Madame Bovary-Gustave Flaubert: Desperate Housewife in the 1800s
Madame Bovary by Gustave Flaubert
My rating: 2 of 5 stars
The original is in French and I read the English translation by Alan Russell (Penguin Popular Classics).
I’m rather a novice with reading the classics so the writing seemed rather excessively descriptive and flowery to me. Perhaps with some books, you need guidance to understand them fully and several articles I read about this book online made me appreciate it more.
Charles Bovary is an nondescript local doctor, used to living ‘by the rules’. He establishes a minor practice and marries suitably, if unhappily. After his wife dies, he meets Emma Rouault, the pretty daughter of one of his patients. Captivated by her beauty, he is thrilled when she agrees to marry him.

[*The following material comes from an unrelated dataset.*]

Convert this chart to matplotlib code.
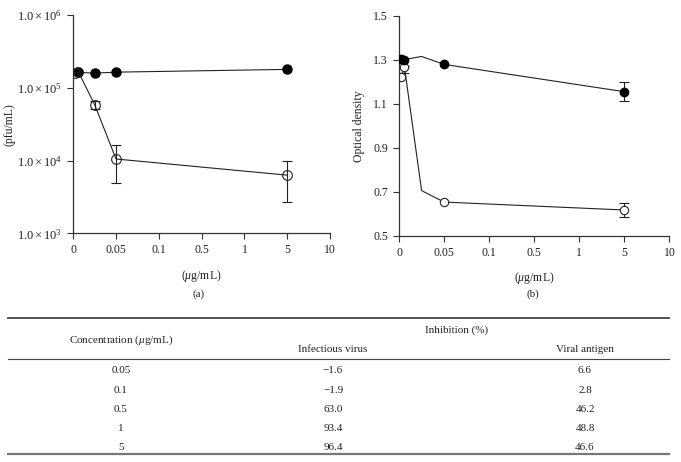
import numpy as np
from matplotlib import pyplot as plt
from matplotlib.lines import Line2D

# x axis: equally spaced, non-linear concentration ticks
tick_vals = [0, 0.05, 0.1, 0.5, 1, 5, 10]
tick_labels = ['0', '0.05', '0.1', '0.5', '1', '5', '10']

# panel (a): virus titre (pfu/mL)
a_filled_x = [0.005, 0.025, 0.05, 5]
a_filled_y = [1.63e5, 1.59e5, 1.64e5, 1.79e5]
a_open_x = [0.002, 0.006, 0.025, 0.05, 5]
a_open_y = [1.60e5, 1.65e5, 5.85e4, 1.05e4, 6.3e3]
# error bars (only where drawn)
a_err_x = [0.025, 0.05, 5]
a_err_y = [5.85e4, 1.05e4, 6.3e3]
a_err_lo = [5.15e4, 4.9e3, 2.7e3]
a_err_hi = [6.6e4, 1.63e4, 1.0e4]

# panel (b): optical density
b_filled_x = [0.002, 0.005, 0.025, 0.05, 5]
b_filled_y = [1.305, 1.300, 1.315, 1.279, 1.155]
b_open_x = [0.002, 0.006, 0.025, 0.05, 5]
b_open_y = [1.223, 1.266, 0.706, 0.654, 0.618]
b_err_x = [5, 0.006, 5]
b_err_y = [1.155, 1.266, 0.618]
b_err_lo = [1.114, 1.240, 0.586]
b_err_hi = [1.199, 1.272, 0.648]

# table
tbl_conc = ['0.05', '0.1', '0.5', '1', '5']
tbl_virus = [-1.6, -1.9, 63.0, 93.4, 96.4]
tbl_antigen = [6.6, 2.8, 46.2, 48.8, 46.6]

plt.rcParams['font.family'] = 'Liberation Serif'
plt.rcParams['mathtext.fontset'] = 'custom'
plt.rcParams['mathtext.rm'] = 'Liberation Serif'
plt.rcParams['mathtext.it'] = 'Liberation Serif:italic'
plt.rcParams['font.size'] = 8
tc = '#222222'
lc = '#222222'


def fwd(x):
    return np.interp(x, tick_vals, np.arange(len(tick_vals)))


def inv(p):
    return np.interp(p, np.arange(len(tick_vals)), tick_vals)


def style(ax):
    ax.set_xscale('function', functions=(fwd, inv))
    ax.set_xlim(0, 10)
    ax.set_xticks(tick_vals)
    ax.set_xticklabels(tick_labels)
    for s in ['top', 'right']:
        ax.spines[s].set_visible(False)
    for s in ['left', 'bottom']:
        ax.spines[s].set_color('#333333')
        ax.spines[s].set_linewidth(0.9)
    ax.tick_params(direction='out', length=4.5, width=0.8, colors='#333333',
                   labelcolor=tc, labelsize=8.5)
    ax.set_xlabel(r'($\mu$g/mL)', color=tc, fontsize=8.5, labelpad=8)


def errbars(ax, x, y, lo, hi):
    y = np.array(y)
    ax.errorbar(x, y, yerr=[y - np.array(lo), np.array(hi) - y], fmt='none',
                ecolor=lc, elinewidth=0.8, capsize=3.5, capthick=0.8, zorder=1)


fig = plt.figure(figsize=(6.81, 4.62), dpi=100)

ax1 = fig.add_axes([0.1076, 0.495, 0.377, 0.4725])
style(ax1)
ax1.set_yscale('log')
ax1.set_ylim(1e3, 1e6)
ax1.set_yticks([1e3, 1e4, 1e5, 1e6])
ax1.set_yticklabels([r'$1.0 \times 10^{%d}$' % e for e in [3, 4, 5, 6]])
ax1.minorticks_off()
ax1.tick_params(axis='y', labelsize=9)
errbars(ax1, a_err_x, a_err_y, a_err_lo, a_err_hi)
ax1.plot(a_filled_x, a_filled_y, color=lc, lw=0.8, marker='o', ms=6.5,
         mfc='black', mec='black', zorder=2)
ax1.plot(a_open_x, a_open_y, color=lc, lw=0.8, marker='o', ms=7, mfc='none',
         mec=lc, mew=0.8, zorder=3)
ax1.set_ylabel('(pfu/mL)', color=tc, fontsize=8.5)
ax1.yaxis.set_label_coords(-0.225, 0.5)

ax2 = fig.add_axes([0.586, 0.4892, 0.397, 0.4768])
style(ax2)
ax2.set_ylim(0.5, 1.5)
ax2.set_yticks([0.5, 0.7, 0.9, 1.1, 1.3, 1.5])
ax2.set_yticklabels(['0.5', '0.7', '0.9', '1.1', '1.3', '1.5'])
errbars(ax2, b_err_x, b_err_y, b_err_lo, b_err_hi)
ax2.plot(b_open_x, b_open_y, color=lc, lw=0.8, marker='o', ms=6, mfc='white',
         mec=lc, mew=0.8, markevery=[0, 1, 3, 4], zorder=2)
ax2.plot(b_filled_x, b_filled_y, color=lc, lw=0.8, marker='o', ms=6,
         mfc='black', mec='black', markevery=[0, 1, 3, 4], zorder=3)
ax2.set_ylabel('Optical density', color=tc, fontsize=8.5)
ax2.yaxis.set_label_coords(-0.126, 0.5)

fig.text(199 / 681, 1 - 294 / 462, '(a)', ha='center', va='center', color=tc, fontsize=8)
fig.text(533 / 681, 1 - 294 / 462, '(b)', ha='center', va='center', color=tc, fontsize=8)

# table drawn in figure pixel coordinates
W, H = 681, 462


def hline(y, lw, c):
    fig.add_artist(Line2D([8 / W, 669 / W], [1 - y / H, 1 - y / H], lw=lw, color=c,
                          transform=fig.transFigure))


def txt(x, y, s):
    fig.text(x / W, 1 - y / H, s, ha='center', va='center', color=tc, fontsize=8)


hline(317.5, 1.3, '#444444')
hline(358.5, 0.8, '#444444')
hline(454, 1.6, '#777777')

txt(121, 340.5, r'Concentration ($\mu$g/mL)')
txt(457, 330, 'Inhibition (%)')
txt(333, 350, 'Infectious virus')
txt(585, 350, 'Viral antigen')
row_y = [370.5, 390.5, 409.5, 428.5, 447]
for y, c, v, g in zip(row_y, tbl_conc, tbl_virus, tbl_antigen):
    txt(121, y, c)
    txt(333, y, ('%.1f' % v).replace('-', '\u2212'))
    txt(585, y, '%.1f' % g)

fig.savefig('out.png', dpi=100)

Emma, for her part, has been a dutiful daughter and model student at a convent. Once married, however, she finds herself restless and dissatisfied with the lack of romance and grandeur in her life. She turns first to fervent domesticity, occasional piety and finally to outside affections, seeking what seems to be missing.

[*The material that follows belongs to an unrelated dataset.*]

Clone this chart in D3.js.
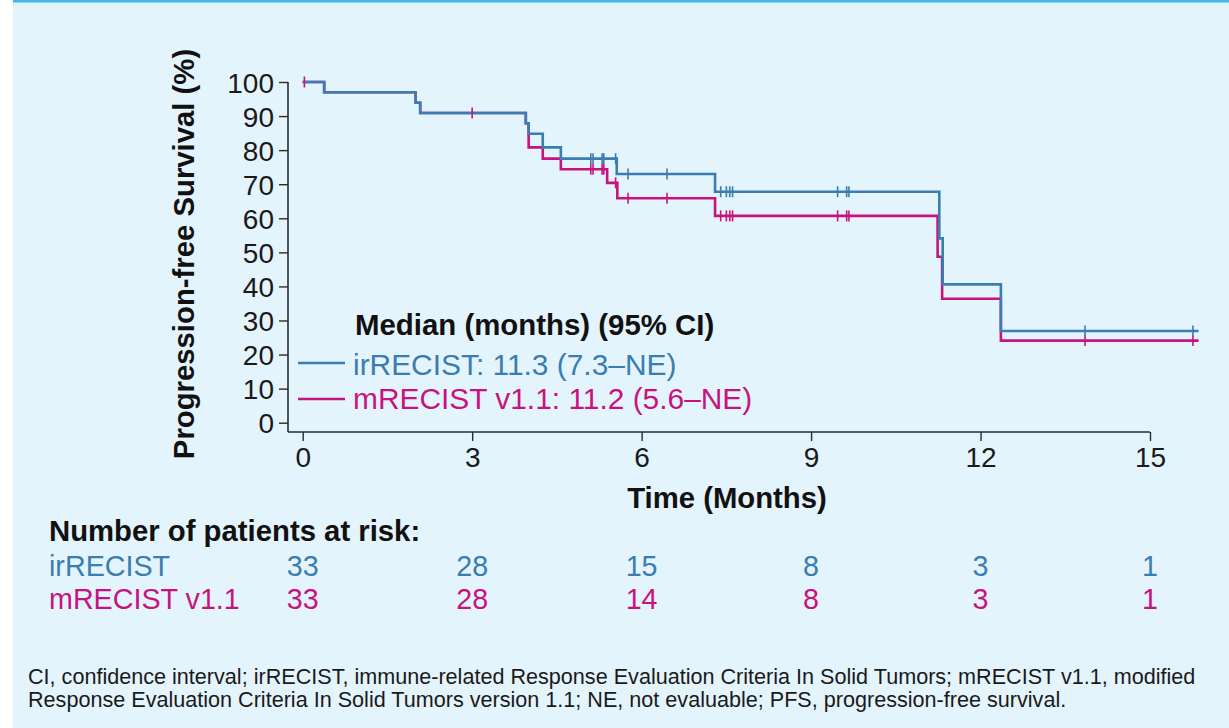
<!DOCTYPE html>
<html>
<head>
<meta charset="utf-8">
<script src="https://cdn.jsdelivr.net/npm/d3@7/dist/d3.min.js"></script>
<style>
  html, body { margin: 0; padding: 0; background: #ffffff; }
  svg { display: block; }
  text { font-family: "Liberation Sans", Arial, Helvetica, sans-serif; }
</style>
</head>
<body>
<svg id="chart" width="1229" height="728"></svg>
<script>
// Axis ticks
const monthTicks = [0, 3, 6, 9, 12, 15];
const pfsTicks = [0, 10, 20, 30, 40, 50, 60, 70, 80, 90, 100];

// irRECIST Kaplan–Meier steps (time in months, PFS % after the step)
const irTimes = [0, 0.38, 2.00, 2.08, 3.95, 4.00, 4.25, 4.57, 5.56, 7.30, 11.27, 11.33, 12.36, 15.86];
const irSurv  = [100, 97.0, 93.9, 90.9, 87.9, 84.8, 80.8, 77.5, 73.0, 67.8, 54.1, 40.6, 26.9, 26.9];
const irCensored = [5.10, 5.14, 5.30, 5.33, 5.54, 5.76, 6.45, 7.40, 7.50, 7.56, 7.61, 9.47, 9.63, 9.67, 13.85, 15.76];

// mRECIST v1.1 Kaplan–Meier steps
const mTimes = [0, 0.38, 2.00, 2.08, 3.95, 4.00, 4.25, 4.57, 5.39, 5.57, 7.30, 11.24, 11.32, 12.36, 15.86];
const mSurv  = [100, 97.0, 93.9, 90.9, 87.9, 80.8, 77.5, 74.4, 70.4, 65.9, 60.7, 48.7, 36.4, 24.1, 24.1];
const mCensored = [0.03, 3.00, 5.10, 5.14, 5.30, 5.33, 5.54, 5.76, 6.45, 7.40, 7.50, 7.56, 7.61, 9.47, 9.63, 9.67, 13.85, 15.76];

// Number at risk at each month tick
const irAtRisk = [33, 28, 15, 8, 3, 1];
const mAtRisk  = [33, 28, 14, 8, 3, 1];

const seriesNames = ["irRECIST", "mRECIST v1.1"];
const legendLabels = ["irRECIST: 11.3 (7.3\u2013NE)", "mRECIST v1.1: 11.2 (5.6\u2013NE)"];
const legendTitle = "Median (months) (95% CI)";
const atRiskTitle = "Number of patients at risk:";
const footnoteLines = [
  "CI, confidence interval; irRECIST, immune-related Response Evaluation Criteria In Solid Tumors; mRECIST v1.1, modified",
  "Response Evaluation Criteria In Solid Tumors version 1.1; NE, not evaluable; PFS, progression-free survival."
];

const BLUE = "#3a7db0";
const MAGENTA = "#c8137e";
const AXIS = "#2b2b2b";

const svg = d3.select("#chart");

// Panel background and top rule
svg.append("rect").attr("x", 13).attr("y", 0).attr("width", 1216).attr("height", 728).attr("fill", "#e4f4fc");
svg.append("rect").attr("x", 13).attr("y", 0).attr("width", 1216).attr("height", 2.5).attr("fill", "#45b6e8");

const x = d3.scaleLinear().domain([0, 15]).range([302.7, 1150]);
const y = d3.scaleLinear().domain([0, 100]).range([422.7, 82]);

const axisX0 = 288, axisY0 = 432;

// Y axis
const yAxisG = svg.append("g").attr("transform", `translate(${axisX0},0)`)
  .call(d3.axisLeft(y).tickValues(pfsTicks).tickSize(9).tickPadding(5).tickSizeOuter(0));
yAxisG.select(".domain").remove();
yAxisG.append("line").attr("x1", 0).attr("x2", 0).attr("y1", y(100)).attr("y2", axisY0)
  .attr("stroke", AXIS).attr("stroke-width", 1.6);
yAxisG.selectAll(".tick line").attr("stroke", AXIS).attr("stroke-width", 1.4);
yAxisG.selectAll(".tick text").attr("fill", "#1a1a1a").style("font-size", "28px")
  .style("font-family", "'Liberation Sans', Arial, sans-serif").attr("dy", "0.36em");

// X axis
const xAxisG = svg.append("g").attr("transform", `translate(0,${axisY0})`)
  .call(d3.axisBottom(x).tickValues(monthTicks).tickSize(9).tickPadding(6).tickSizeOuter(0));
xAxisG.select(".domain").remove();
xAxisG.append("line").attr("x1", axisX0).attr("x2", x(15)).attr("y1", 0).attr("y2", 0)
  .attr("stroke", AXIS).attr("stroke-width", 1.6);
xAxisG.selectAll(".tick line").attr("stroke", AXIS).attr("stroke-width", 1.4);
xAxisG.selectAll(".tick text").attr("fill", "#1a1a1a").style("font-size", "28px")
  .style("font-family", "'Liberation Sans', Arial, sans-serif");

// Axis titles
svg.append("text")
  .attr("transform", "translate(194,254) rotate(-90)")
  .attr("text-anchor", "middle")
  .style("font-size", "29.3px").style("font-weight", "bold").attr("fill", "#111")
  .text("Progression-free Survival (%)");

svg.append("text")
  .attr("x", 727).attr("y", 508)
  .attr("text-anchor", "middle")
  .style("font-size", "29.3px").style("font-weight", "bold").attr("fill", "#111")
  .text("Time (Months)");

// Kaplan–Meier curves
const stepLine = d3.line().curve(d3.curveStepAfter).x(d => x(d[0])).y(d => y(d[1]));
const survAt = (times, surv, t) => surv[d3.bisectRight(times, t) - 1];

const curves = [
  { times: mTimes, surv: mSurv, censored: mCensored, color: MAGENTA },
  { times: irTimes, surv: irSurv, censored: irCensored, color: BLUE }
];

curves.forEach(c => {
  svg.append("path")
    .datum(c.times.map((t, i) => [t, c.surv[i]]))
    .attr("d", stepLine)
    .attr("fill", "none")
    .attr("stroke", c.color)
    .attr("stroke-width", 2.6)
    .attr("stroke-linejoin", "miter");
});

curves.forEach(c => {
  svg.append("g").selectAll("line")
    .data(c.censored)
    .join("line")
    .attr("x1", d => x(d)).attr("x2", d => x(d))
    .attr("y1", d => y(survAt(c.times, c.surv, d)) - 5.5)
    .attr("y2", d => y(survAt(c.times, c.surv, d)) + 5.5)
    .attr("stroke", c.color)
    .attr("stroke-width", 1.6);
});

// Legend
svg.append("text").attr("x", 355).attr("y", 335)
  .style("font-size", "29.4px").style("font-weight", "bold").attr("fill", "#111")
  .text(legendTitle);

const legendRows = [
  { label: legendLabels[0], color: BLUE, lineY: 363, baseY: 375 },
  { label: legendLabels[1], color: MAGENTA, lineY: 399, baseY: 409 }
];
legendRows.forEach(r => {
  svg.append("line").attr("x1", 298).attr("x2", 345).attr("y1", r.lineY).attr("y2", r.lineY)
    .attr("stroke", r.color).attr("stroke-width", 2.6);
  svg.append("text").attr("x", 353).attr("y", r.baseY)
    .style("font-size", "29.9px").attr("fill", r.color)
    .text(r.label);
});

// Number at risk table
svg.append("text").attr("x", 49).attr("y", 541)
  .style("font-size", "29.3px").style("font-weight", "bold").attr("fill", "#111")
  .text(atRiskTitle);

const riskRows = [
  { name: seriesNames[0], values: irAtRisk, color: BLUE, baseY: 576 },
  { name: seriesNames[1], values: mAtRisk, color: MAGENTA, baseY: 609 }
];
riskRows.forEach(r => {
  svg.append("text").attr("x", 49).attr("y", r.baseY)
    .style("font-size", "28.7px").attr("fill", r.color).text(r.name);
  svg.append("g").selectAll("text")
    .data(r.values)
    .join("text")
    .attr("x", (d, i) => x(monthTicks[i]))
    .attr("y", r.baseY)
    .attr("text-anchor", "middle")
    .style("font-size", "28.7px")
    .attr("fill", r.color)
    .text(d => d);
});

// Footnote
svg.append("g").selectAll("text")
  .data(footnoteLines)
  .join("text")
  .attr("x", 28)
  .attr("y", (d, i) => 684 + i * 23)
  .style("font-size", "21.6px")
  .attr("fill", "#1a1a1a")
  .text(d => d);
</script>
</body>
</html>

The men in her life are at first captivated by her charms and beauty, like her husband is. However, eventually both Rodolphe and Leon tire of her incessant neediness and leave her. As Emma delves deeper into the quest for romance, she plunges her family into debt, to support her lavish lifestyle.
I imagine that the original in French would have added considerably to the story. After all, the setting, the social norms and the quest for and to be a perfect mistress are more French than English. Still, the story brought out the gradual descent into depravity and finally, depression very well. Emma’s active mind seeks an outlet and finding none, turns to materialism and desperation. Her fall into the debt whirlpool would probably resonate with women even today, especially since even empowered, we end up chasing material objects to replace emotional chasms.
If you’re interested in unusual female characters and are willing to stretch your reading muscles a bit, this might be a good place to start.